Starting at the line containing "Clone this chart in Chart.js." and ending at the line containing "const yTicks = [20, 40, 60, 80, 100];", reproduce each line exactly as written, with both end lines included and all pictures omitted.

___ DATA EXCERPTS ___

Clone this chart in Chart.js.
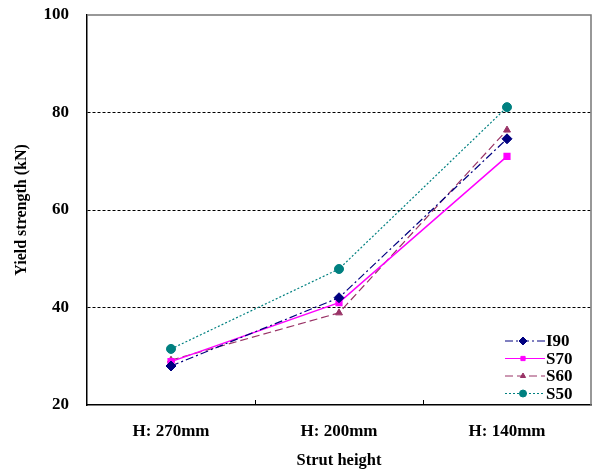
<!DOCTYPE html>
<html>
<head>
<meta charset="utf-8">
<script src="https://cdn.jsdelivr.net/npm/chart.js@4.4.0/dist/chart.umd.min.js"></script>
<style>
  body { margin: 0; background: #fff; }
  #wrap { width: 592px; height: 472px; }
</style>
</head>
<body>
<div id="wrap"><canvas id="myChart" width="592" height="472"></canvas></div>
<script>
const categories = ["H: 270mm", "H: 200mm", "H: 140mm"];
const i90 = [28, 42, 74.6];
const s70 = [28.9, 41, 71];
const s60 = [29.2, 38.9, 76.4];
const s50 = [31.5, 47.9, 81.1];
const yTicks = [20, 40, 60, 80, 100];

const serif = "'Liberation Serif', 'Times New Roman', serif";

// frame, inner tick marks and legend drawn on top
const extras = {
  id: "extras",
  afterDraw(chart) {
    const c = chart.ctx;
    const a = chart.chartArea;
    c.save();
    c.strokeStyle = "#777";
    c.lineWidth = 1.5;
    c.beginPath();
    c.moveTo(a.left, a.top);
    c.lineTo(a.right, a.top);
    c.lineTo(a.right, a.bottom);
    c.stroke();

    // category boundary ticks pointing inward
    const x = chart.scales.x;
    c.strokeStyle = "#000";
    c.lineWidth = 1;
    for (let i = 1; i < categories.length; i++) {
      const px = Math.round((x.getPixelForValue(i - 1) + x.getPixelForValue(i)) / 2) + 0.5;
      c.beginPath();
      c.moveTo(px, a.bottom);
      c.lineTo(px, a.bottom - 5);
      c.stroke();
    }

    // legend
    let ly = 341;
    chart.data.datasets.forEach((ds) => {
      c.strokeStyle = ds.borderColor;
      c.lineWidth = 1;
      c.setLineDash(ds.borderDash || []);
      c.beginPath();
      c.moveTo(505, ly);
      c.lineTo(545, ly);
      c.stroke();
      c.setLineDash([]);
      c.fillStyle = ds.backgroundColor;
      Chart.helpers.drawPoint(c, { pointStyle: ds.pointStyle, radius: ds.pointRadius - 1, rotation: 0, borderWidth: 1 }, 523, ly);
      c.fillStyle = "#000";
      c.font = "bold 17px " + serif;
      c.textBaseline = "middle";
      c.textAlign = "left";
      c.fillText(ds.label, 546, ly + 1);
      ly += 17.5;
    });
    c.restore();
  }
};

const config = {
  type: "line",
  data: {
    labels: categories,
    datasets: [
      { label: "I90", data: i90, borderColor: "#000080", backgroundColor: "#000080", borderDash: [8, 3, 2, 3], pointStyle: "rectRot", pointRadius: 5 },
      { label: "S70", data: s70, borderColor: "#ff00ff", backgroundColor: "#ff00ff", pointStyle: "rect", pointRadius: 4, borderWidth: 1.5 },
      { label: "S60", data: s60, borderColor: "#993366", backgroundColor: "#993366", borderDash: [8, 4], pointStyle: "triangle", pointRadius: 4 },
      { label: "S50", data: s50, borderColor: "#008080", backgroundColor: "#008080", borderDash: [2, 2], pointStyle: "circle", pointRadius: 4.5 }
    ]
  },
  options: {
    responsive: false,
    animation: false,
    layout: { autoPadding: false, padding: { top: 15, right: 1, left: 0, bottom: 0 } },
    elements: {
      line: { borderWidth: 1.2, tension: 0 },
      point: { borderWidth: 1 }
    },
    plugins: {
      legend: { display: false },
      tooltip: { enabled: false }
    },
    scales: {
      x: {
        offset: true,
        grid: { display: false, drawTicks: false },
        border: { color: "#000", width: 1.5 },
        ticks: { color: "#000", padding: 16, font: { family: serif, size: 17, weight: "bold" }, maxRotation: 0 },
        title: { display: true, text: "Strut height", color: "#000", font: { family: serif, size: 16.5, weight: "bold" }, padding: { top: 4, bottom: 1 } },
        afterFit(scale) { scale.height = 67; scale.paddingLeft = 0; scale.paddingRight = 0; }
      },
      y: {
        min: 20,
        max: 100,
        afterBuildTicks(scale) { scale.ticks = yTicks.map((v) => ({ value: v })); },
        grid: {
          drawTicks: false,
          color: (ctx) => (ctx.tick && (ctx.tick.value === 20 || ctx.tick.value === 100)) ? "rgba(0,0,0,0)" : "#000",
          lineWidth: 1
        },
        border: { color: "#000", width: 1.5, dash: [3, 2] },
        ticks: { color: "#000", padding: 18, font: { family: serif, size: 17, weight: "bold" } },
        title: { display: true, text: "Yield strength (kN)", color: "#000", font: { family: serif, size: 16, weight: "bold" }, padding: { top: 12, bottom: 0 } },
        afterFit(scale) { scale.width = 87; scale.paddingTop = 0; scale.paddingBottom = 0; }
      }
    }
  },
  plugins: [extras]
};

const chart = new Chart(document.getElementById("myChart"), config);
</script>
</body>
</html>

___
___ DATA EXCERPTS ___

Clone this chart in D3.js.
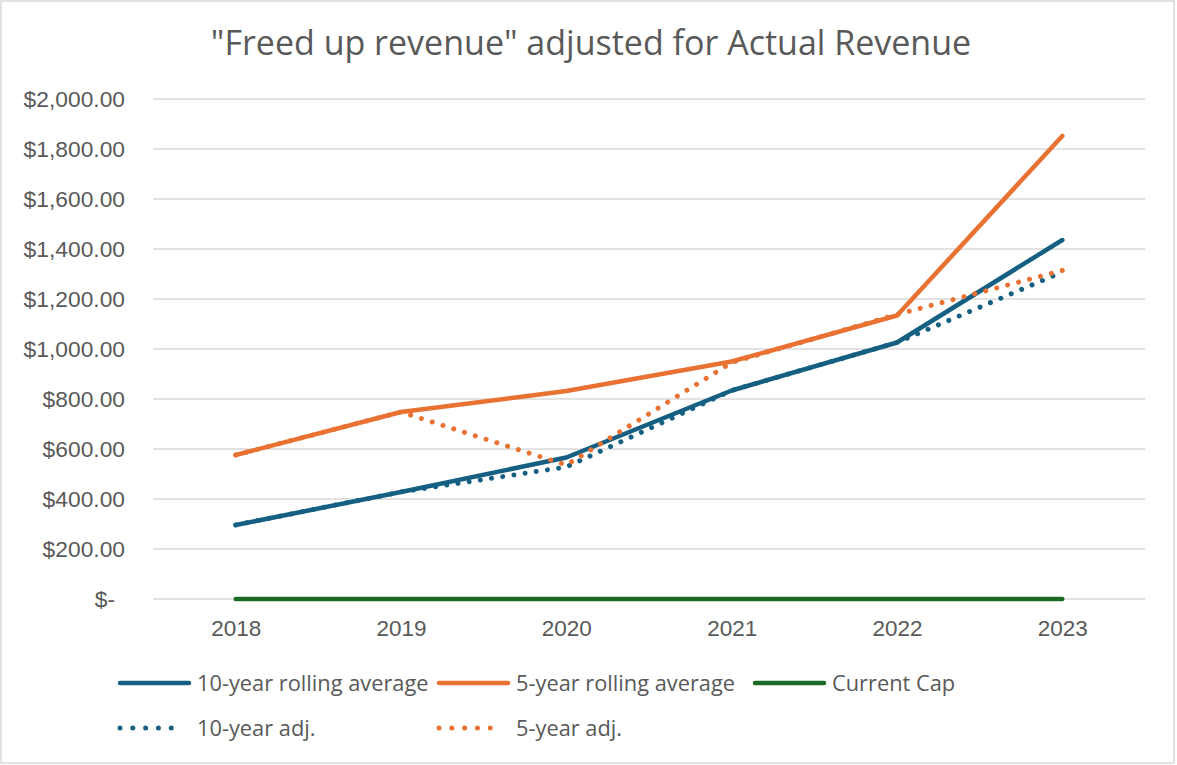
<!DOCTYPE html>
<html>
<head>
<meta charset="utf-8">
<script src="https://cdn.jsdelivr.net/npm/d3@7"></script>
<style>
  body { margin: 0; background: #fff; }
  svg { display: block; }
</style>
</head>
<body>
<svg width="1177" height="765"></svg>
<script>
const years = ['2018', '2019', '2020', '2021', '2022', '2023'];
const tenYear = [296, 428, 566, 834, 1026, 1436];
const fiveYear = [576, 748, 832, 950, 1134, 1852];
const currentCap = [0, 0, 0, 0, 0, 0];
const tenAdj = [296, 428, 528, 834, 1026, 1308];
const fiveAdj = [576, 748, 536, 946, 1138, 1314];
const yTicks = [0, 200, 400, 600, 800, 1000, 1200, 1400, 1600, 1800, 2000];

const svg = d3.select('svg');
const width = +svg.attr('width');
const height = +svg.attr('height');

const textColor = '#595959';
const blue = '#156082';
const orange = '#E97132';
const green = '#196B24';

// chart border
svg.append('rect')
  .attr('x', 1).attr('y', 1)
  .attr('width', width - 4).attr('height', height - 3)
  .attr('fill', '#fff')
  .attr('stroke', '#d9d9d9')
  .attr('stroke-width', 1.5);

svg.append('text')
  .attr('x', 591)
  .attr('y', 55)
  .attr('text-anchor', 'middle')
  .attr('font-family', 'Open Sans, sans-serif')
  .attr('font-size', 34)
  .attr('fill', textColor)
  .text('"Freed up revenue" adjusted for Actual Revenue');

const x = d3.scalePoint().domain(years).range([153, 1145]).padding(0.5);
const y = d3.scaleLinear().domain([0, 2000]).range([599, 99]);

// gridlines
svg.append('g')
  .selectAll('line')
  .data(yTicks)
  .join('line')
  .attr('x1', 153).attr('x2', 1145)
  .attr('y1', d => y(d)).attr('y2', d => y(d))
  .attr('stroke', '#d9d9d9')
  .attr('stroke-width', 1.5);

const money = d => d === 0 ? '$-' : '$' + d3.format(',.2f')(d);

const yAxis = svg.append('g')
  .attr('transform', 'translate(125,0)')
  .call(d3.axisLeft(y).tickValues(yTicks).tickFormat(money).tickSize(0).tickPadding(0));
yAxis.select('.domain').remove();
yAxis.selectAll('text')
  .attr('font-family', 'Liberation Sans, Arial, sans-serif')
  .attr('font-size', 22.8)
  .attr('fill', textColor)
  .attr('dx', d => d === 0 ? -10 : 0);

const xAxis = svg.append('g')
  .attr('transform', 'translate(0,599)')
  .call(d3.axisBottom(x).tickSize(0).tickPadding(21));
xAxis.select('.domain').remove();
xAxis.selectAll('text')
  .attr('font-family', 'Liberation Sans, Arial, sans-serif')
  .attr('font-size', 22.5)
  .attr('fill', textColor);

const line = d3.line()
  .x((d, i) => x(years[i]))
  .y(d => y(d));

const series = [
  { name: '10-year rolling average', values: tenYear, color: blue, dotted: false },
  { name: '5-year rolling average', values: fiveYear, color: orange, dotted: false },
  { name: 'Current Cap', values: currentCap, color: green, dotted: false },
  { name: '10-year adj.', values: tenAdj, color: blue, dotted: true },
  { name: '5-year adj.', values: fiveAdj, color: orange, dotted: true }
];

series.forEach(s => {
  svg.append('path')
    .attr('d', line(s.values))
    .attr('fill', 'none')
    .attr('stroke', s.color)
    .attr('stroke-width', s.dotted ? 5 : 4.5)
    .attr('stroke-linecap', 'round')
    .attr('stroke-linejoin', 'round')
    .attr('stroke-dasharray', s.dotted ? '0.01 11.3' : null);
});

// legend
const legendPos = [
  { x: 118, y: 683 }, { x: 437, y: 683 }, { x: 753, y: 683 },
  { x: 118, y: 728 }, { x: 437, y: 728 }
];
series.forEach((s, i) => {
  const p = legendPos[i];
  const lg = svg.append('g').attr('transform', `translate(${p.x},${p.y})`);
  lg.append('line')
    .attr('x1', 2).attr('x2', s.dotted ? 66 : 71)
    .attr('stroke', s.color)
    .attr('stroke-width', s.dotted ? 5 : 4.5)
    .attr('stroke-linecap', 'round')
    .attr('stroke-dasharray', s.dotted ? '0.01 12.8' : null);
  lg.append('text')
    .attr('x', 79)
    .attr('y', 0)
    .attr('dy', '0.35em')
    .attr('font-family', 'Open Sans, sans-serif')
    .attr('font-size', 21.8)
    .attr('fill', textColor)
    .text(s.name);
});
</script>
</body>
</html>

___

## THE SOLUTION:
Clone this chart in Chart.js.
<!DOCTYPE html>
<html>
<head>
<meta charset="utf-8">
<script src="https://cdn.jsdelivr.net/npm/chart.js@4.4.0/dist/chart.umd.min.js"></script>
<style>
  body { margin: 0; background: #fff; }
  #wrap { width: 592px; height: 472px; }
</style>
</head>
<body>
<div id="wrap"><canvas id="myChart" width="592" height="472"></canvas></div>
<script>
const categories = ["H: 270mm", "H: 200mm", "H: 140mm"];
const i90 = [28, 42, 74.6];
const s70 = [28.9, 41, 71];
const s60 = [29.2, 38.9, 76.4];
const s50 = [31.5, 47.9, 81.1];
const yTicks = [20, 40, 60, 80, 100];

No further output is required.